• **Written instruction**
Extract, from the listing that follows, each line containing the word "Python".

[Extracted records]
• • • • •

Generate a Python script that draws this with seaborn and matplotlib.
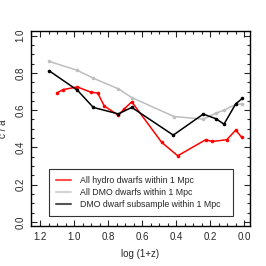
import matplotlib
matplotlib.use("Agg")
import matplotlib.pyplot as plt
import seaborn as sns
import pandas as pd
from matplotlib.ticker import MultipleLocator
from matplotlib.lines import Line2D

# Data
hydro_x = [1.102, 1.063, 0.981, 0.902, 0.861, 0.822, 0.740, 0.705, 0.661,
           0.485, 0.391, 0.227, 0.188, 0.103, 0.050, 0.015]
hydro_y = [0.692, 0.711, 0.725, 0.697, 0.692, 0.622, 0.573, 0.607, 0.645,
           0.427, 0.355, 0.441, 0.432, 0.441, 0.493, 0.454]

dmo_x = [1.145, 0.980, 0.887, 0.740, 0.661, 0.413, 0.241, 0.166, 0.119, 0.050, 0.012]
dmo_y = [0.862, 0.814, 0.772, 0.715, 0.668, 0.566, 0.552, 0.584, 0.600, 0.631, 0.634]

sub_x = [1.145, 0.980, 0.887, 0.740, 0.661, 0.417, 0.241, 0.166, 0.119, 0.050, 0.012]
sub_y = [0.811, 0.707, 0.615, 0.580, 0.615, 0.466, 0.579, 0.554, 0.525, 0.634, 0.663]

labels = ["All hydro dwarfs within 1 Mpc",
          "All DMO dwarfs within 1 Mpc",
          "DMO dwarf subsample within 1 Mpc"]
colors = ["#ff0000", "#bebebe", "#000000"]
legend_colors = ["#ff5050", "#d3d3d3", "#555555"]

sns.set_style("ticks")
plt.rcParams["font.family"] = ["Liberation Sans", "DejaVu Sans"]

fig = plt.figure(figsize=(2.66, 2.66), dpi=100)
ax = fig.add_axes([0.1165, 0.150, 0.8235, 0.733])

series = [(hydro_x, hydro_y), (dmo_x, dmo_y), (sub_x, sub_y)]
for (xs, ys), lab, col in zip(series, labels, colors):
    df = pd.DataFrame({"logz": xs, "ca": ys})
    sns.lineplot(data=df, x="logz", y="ca", ax=ax, color=col, lw=1.1,
                 marker="o", markersize=2.6, markeredgewidth=0,
                 sort=False, estimator=None)

# gray drawn below the others
for line in ax.get_lines():
    if line.get_color() == "#bebebe":
        line.set_zorder(1)

ax.set_xlim(1.253, -0.034)
ax.set_ylim(-0.023, 1.025)
ax.xaxis.set_major_locator(MultipleLocator(0.2))
ax.xaxis.set_minor_locator(MultipleLocator(0.05))
ax.yaxis.set_major_locator(MultipleLocator(0.2))
ax.yaxis.set_minor_locator(MultipleLocator(0.05))
ax.tick_params(which="both", direction="in", top=True, right=True,
               labelsize=7, width=0.8, pad=4)
ax.tick_params(which="major", length=4)
ax.tick_params(which="minor", length=2)
for lbl in ax.get_yticklabels():
    lbl.set_rotation(90)
    lbl.set_va("center")
for sp in ax.spines.values():
    sp.set_linewidth(1.0)
    sp.set_color("black")

ax.set_xlabel("log (1+z)", fontsize=7, labelpad=5)
ax.set_ylabel("c / a", fontsize=7, labelpad=5)

handles = [Line2D([0], [0], color=c, lw=1.5) for c in legend_colors]
leg = ax.legend(handles, labels, loc="lower left",
                bbox_to_anchor=(0.06, 0.027, 0.88, 0.236), mode="expand",
                fontsize=6.3, frameon=True, fancybox=False, handlelength=1.8,
                borderpad=0.8, labelspacing=0.35, handletextpad=1.0)
leg.get_frame().set_edgecolor("black")
leg.get_frame().set_linewidth(0.8)

fig.savefig("out.png", dpi=100)
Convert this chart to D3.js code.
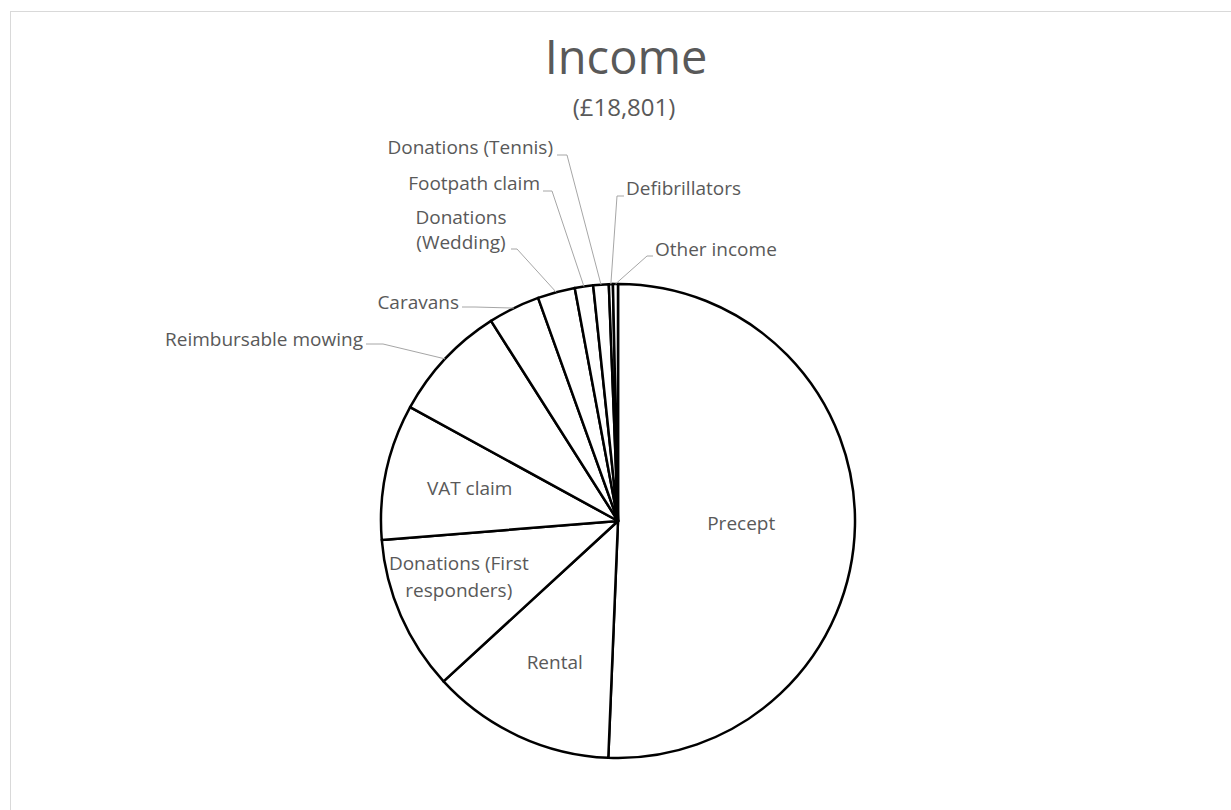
<!DOCTYPE html>
<head>
<meta charset="utf-8">
<style>
body { margin: 0; background: #fff; }
text { font-family: "Open Sans", sans-serif; fill: #595959; }
.slice { fill: #fff; stroke: #000; stroke-width: 2.5px; stroke-linejoin: round; }
.leader { fill: none; stroke: #a6a6a6; stroke-width: 1px; }
</style>
</head>
<body>
<script src="https://cdn.jsdelivr.net/npm/d3@7"></script>
<script type="text/javascript">

// data (total £18,801)
var categories = ["Precept", "Rental", "Donations (First responders)", "VAT claim",
  "Reimbursable mowing", "Caravans", "Donations (Wedding)", "Footpath claim",
  "Donations (Tennis)", "Defibrillators", "Other income"];
var values = [9523, 2353, 1985, 1739, 1509, 663, 480, 235, 198, 52, 64];
var titleText = "Income";
var subtitleText = "(£18,801)";

var width = 1231, height = 810;
var cx = 618, cy = 521, radius = 237;

// label placement (Excel "best fit" look)
// inside labels: fraction of radius along the slice mid angle, plus a nudge
var insideLabels = {
  "Precept": {r: 0.52, nx: 0, ny: 0, lines: ["Precept"]},
  "Rental": {r: 0.655, nx: 2, ny: 1, lines: ["Rental"]},
  "Donations (First responders)": {r: 0.71, nx: -5, ny: -11, lines: ["Donations (First", "responders)"]},
  "VAT claim": {r: 0.64, nx: 0, ny: 0, lines: ["VAT claim"]}
};
// outside labels: text position + leader start/elbow
var outsideLabels = {
  "Reimbursable mowing": {x: 363, y: 346, anchor: "end", lines: ["Reimbursable mowing"], lead: [[366, 344], [383, 344]]},
  "Caravans": {x: 459, y: 309, anchor: "end", lines: ["Caravans"], lead: [[462, 307], [475, 307]]},
  "Donations (Wedding)": {x: 461, y: 224, anchor: "middle", lines: ["Donations", "(Wedding)"], lead: [[511, 249], [517, 249]]},
  "Footpath claim": {x: 540, y: 190, anchor: "end", lines: ["Footpath claim"], lead: [[543, 191], [552, 191]]},
  "Donations (Tennis)": {x: 553, y: 154, anchor: "end", lines: ["Donations (Tennis)"], lead: [[557, 155], [567, 155]]},
  "Defibrillators": {x: 626, y: 195, anchor: "start", lines: ["Defibrillators"], lead: [[624, 196], [617, 196]]},
  "Other income": {x: 655, y: 256, anchor: "start", lines: ["Other income"], lead: [[653, 256], [647, 256]]}
};

var svg = d3.select("body")
  .append("svg")
  .attr("width", width)
  .attr("height", height);

// chart area border (runs off the right/bottom of the picture)
svg.append("rect")
  .attr("x", 10.5).attr("y", 11.5)
  .attr("width", 1400).attr("height", 1000)
  .style("fill", "none").style("stroke", "#d9d9d9");

svg.append("text")
  .attr("x", 626).attr("y", 74)
  .attr("text-anchor", "middle")
  .style("font-size", "47px")
  .text(titleText);

svg.append("text")
  .attr("x", 624).attr("y", 116)
  .attr("text-anchor", "middle")
  .style("font-size", "24px")
  .text(subtitleText);

var data = categories.map(function(c, i) { return {name: c, value: values[i]}; });

var pie = d3.pie().sort(null).value(function(d) { return d.value; });
var arcs = pie(data);

var arc = d3.arc().innerRadius(0).outerRadius(radius);

var g = svg.append("g").attr("transform", "translate(" + cx + "," + cy + ")");

g.selectAll("path.slice")
  .data(arcs)
  .enter()
  .append("path")
  .attr("class", "slice")
  .attr("d", arc);

function midAngle(d) { return (d.startAngle + d.endAngle) / 2; }

// inside labels
arcs.forEach(function(d) {
  var lab = insideLabels[d.data.name];
  if (!lab) return;
  var a = midAngle(d), rr = radius * lab.r;
  var x = Math.sin(a) * rr + lab.nx, y = -Math.cos(a) * rr + lab.ny;
  var lh = 27;
  var t = g.append("text")
    .attr("text-anchor", "middle")
    .style("font-size", "19px");
  lab.lines.forEach(function(l, i) {
    t.append("tspan")
      .attr("x", x)
      .attr("y", y + 6 + (i - (lab.lines.length - 1) / 2) * lh)
      .text(l);
  });
});

// outside labels with leader lines
arcs.forEach(function(d) {
  var lab = outsideLabels[d.data.name];
  if (!lab) return;
  var a = midAngle(d);
  var px = cx + Math.sin(a) * radius, py = cy - Math.cos(a) * radius;
  var pts = lab.lead.concat([[px, py]]);
  svg.append("path")
    .attr("class", "leader")
    .attr("d", d3.line()(pts));
  var t = svg.append("text")
    .attr("text-anchor", lab.anchor)
    .style("font-size", "19px");
  lab.lines.forEach(function(l, i) {
    t.append("tspan")
      .attr("x", lab.x)
      .attr("y", lab.y + i * 25)
      .text(l);
  });
});

</script>
</body>
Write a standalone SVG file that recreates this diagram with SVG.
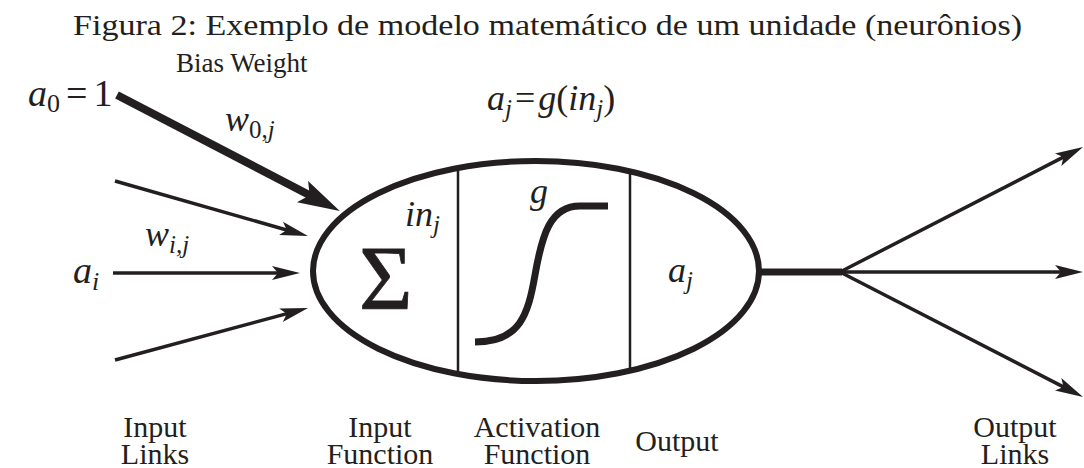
<svg xmlns="http://www.w3.org/2000/svg" width="1084" height="468" viewBox="0 0 1084 468" font-family="'Liberation Serif', 'DejaVu Serif', serif">
<style>
text{font-family:'Liberation Serif','DejaVu Serif',serif;fill:#231f20}
.m{font-style:italic}
.lab{font-size:30px;text-anchor:middle}
.thin{stroke:#231f20;stroke-width:3.5;fill:none}
</style>
<defs>
<marker id="ah" markerUnits="userSpaceOnUse" viewBox="-2 -10 34 20" markerWidth="34" markerHeight="20" refX="14" refY="0" orient="auto">
<path d="M0,-7 L28,0 L0,7 L6,0 Z" fill="#231f20"/>
</marker>
<marker id="ahb" markerUnits="userSpaceOnUse" viewBox="-2 -14 48 28" markerWidth="48" markerHeight="28" refX="20" refY="0" orient="auto">
<path d="M0,-12 L42,0 L0,12 L8,0 Z" fill="#231f20"/>
</marker>
<clipPath id="ec"><ellipse cx="536" cy="271" rx="223" ry="110"/></clipPath>
</defs>
<rect width="1084" height="468" fill="#fff"/>
<text id="title" x="73" y="35" font-size="30" textLength="949" lengthAdjust="spacingAndGlyphs">Figura 2: Exemplo de modelo matemático de um unidade (neurônios)</text>

<g id="connectors">
<line x1="117" y1="95" x2="320.3" y2="200.8" stroke="#231f20" stroke-width="8" marker-end="url(#ahb)"/>
<line class="thin" x1="115" y1="181" x2="294.5" y2="232.2" marker-end="url(#ah)"/>
<line class="thin" x1="113" y1="273" x2="286" y2="273" marker-end="url(#ah)"/>
<line class="thin" x1="115" y1="360" x2="294.5" y2="311.6" marker-end="url(#ah)"/>
<line x1="759" y1="272" x2="842" y2="272" stroke="#231f20" stroke-width="7"/>
<line class="thin" x1="840" y1="272" x2="1070.6" y2="153.4" marker-end="url(#ah)"/>
<line class="thin" x1="840" y1="272" x2="1069" y2="272" marker-end="url(#ah)"/>
<line class="thin" x1="840" y1="272" x2="1070.6" y2="390.6" marker-end="url(#ah)"/>
</g>

<g id="unit">
<ellipse cx="536" cy="271" rx="223" ry="110" fill="none" stroke="#231f20" stroke-width="6"/>
<g clip-path="url(#ec)" stroke="#231f20" stroke-width="2.5">
<line x1="458" y1="150" x2="458" y2="392"/>
<line x1="630" y1="150" x2="630" y2="392"/>
</g>
</g>

<g id="input-function">
<text x="359" y="309" font-size="92" stroke="#231f20" stroke-width="0.8">Σ</text>
<text class="m" x="405" y="226" font-size="36">in<tspan font-size="25" dy="7">j</tspan></text>
</g>

<g id="activation-function">
<text class="m" x="530" y="203" font-size="36">g</text>
<path d="M475,342 C520,342 528,315 535,275 C542,235 550,206 580,206 L608,206" fill="none" stroke="#231f20" stroke-width="7"/>
</g>

<g id="output">
<text class="m" x="668" y="282" font-size="36">a<tspan font-size="25" dy="7">j</tspan></text>
</g>

<g id="bias">
<text x="176" y="72" font-size="27">Bias Weight</text>
<text x="28" y="106" font-size="38"><tspan class="m">a</tspan><tspan font-size="26" dy="6">0</tspan><tspan dy="-6" dx="6">=</tspan><tspan dx="6">1</tspan></text>
<text class="m" x="225" y="131" font-size="36">w<tspan font-size="25" dy="7" font-style="normal">0,</tspan><tspan font-size="25">j</tspan></text>
</g>

<g id="activation-formula">
<text class="m" x="487" y="110" font-size="36">a<tspan font-size="25" dy="7">j</tspan><tspan dy="-7" font-style="normal" dx="3">=</tspan><tspan dx="3">g</tspan><tspan font-style="normal">(</tspan>in<tspan font-size="25" dy="7">j</tspan><tspan dy="-7" font-style="normal">)</tspan></text>
</g>

<g id="input-i">
<text class="m" x="145" y="246" font-size="36">w<tspan font-size="25" dy="7">i,j</tspan></text>
<text class="m" x="73" y="283" font-size="38">a<tspan font-size="26" dy="7">i</tspan></text>
</g>

<g id="labels">
<text class="lab" x="155" y="437">Input<tspan x="155" dy="27">Links</tspan></text>
<text class="lab" x="380" y="437">Input<tspan x="380" dy="27">Function</tspan></text>
<text class="lab" x="537" y="437">Activation<tspan x="537" dy="27">Function</tspan></text>
<text class="lab" x="677" y="451">Output</text>
<text class="lab" x="1015" y="437">Output<tspan x="1015" dy="27">Links</tspan></text>
</g>
</svg>
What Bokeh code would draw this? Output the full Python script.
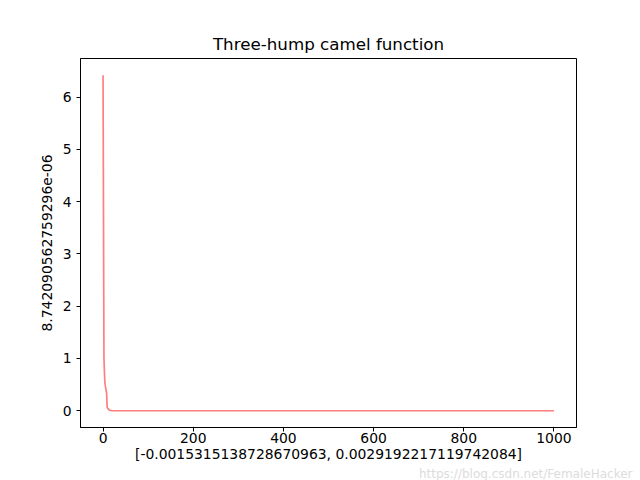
from bokeh.plotting import figure
from bokeh.models import Range1d, FixedTicker, Title
from bokeh.embed import file_html
from bokeh.resources import INLINE

# data
iterations = [0, 2, 3, 4, 5, 8, 9, 11, 12, 14, 17, 20, 1000]
values = [6.42, 1.02, 0.75, 0.55, 0.48, 0.33, 0.07, 0.04, 0.03, 0.01, 0.005, 0.0, 0.0]
x_ticks = [0, 200, 400, 600, 800, 1000]
y_ticks = [0, 1, 2, 3, 4, 5, 6]
title_text = "Three-hump camel function"
x_label = "[-0.0015315138728670963, 0.0029192217119742084]"
y_label = "8.742090562759296e-06"
watermark = "https://blog.csdn.net/FemaleHacker"

FONT = "DejaVu Sans"

p = figure(width=640, height=480, output_backend="svg", toolbar_location=None,
           x_range=Range1d(-50, 1050), y_range=Range1d(-0.321, 6.741),
           min_border_left=80, min_border_right=64, min_border_top=58, min_border_bottom=0)

p.line(iterations, values, line_color="red", line_alpha=0.5, line_width=1.7)

p.title.text = title_text
p.title.align = "center"
p.title.text_font = FONT
p.title.text_font_size = "16.7px"
p.title.text_font_style = "normal"
p.title.text_color = "black"

p.xgrid.visible = False
p.ygrid.visible = False
p.outline_line_color = "black"
p.outline_line_width = 1

for ax in (p.xaxis[0], p.yaxis[0]):
    ax.major_tick_in = 0
    ax.major_tick_out = 4
    ax.minor_tick_in = 0
    ax.minor_tick_out = 0
    ax.axis_line_color = "black"
    ax.major_tick_line_color = "black"
    ax.major_label_text_font = FONT
    ax.major_label_text_font_size = "13.9px"
    ax.major_label_text_color = "black"
    ax.axis_label_text_font = FONT
    ax.axis_label_text_font_size = "13.9px"
    ax.axis_label_text_font_style = "normal"
    ax.axis_label_text_color = "black"

p.xaxis.ticker = FixedTicker(ticks=x_ticks)
p.yaxis.ticker = FixedTicker(ticks=y_ticks)
p.xaxis.axis_label = x_label
p.yaxis.axis_label = y_label
p.xaxis.axis_label_standoff = 0
p.xaxis.major_label_standoff = 1
p.yaxis.axis_label_standoff = 8

wm = Title(text=watermark, align="right", text_font=FONT, text_font_size="12px",
           text_font_style="normal", text_color="#dcdcdc", standoff=0, offset=-56)
p.add_layout(wm, "below")

open("out.html", "w").write(file_html(p, INLINE))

• • • • •

• **Result below**
Generate a Python script that draws this with seaborn and matplotlib.
What Bokeh code would draw this? Output the full Python script.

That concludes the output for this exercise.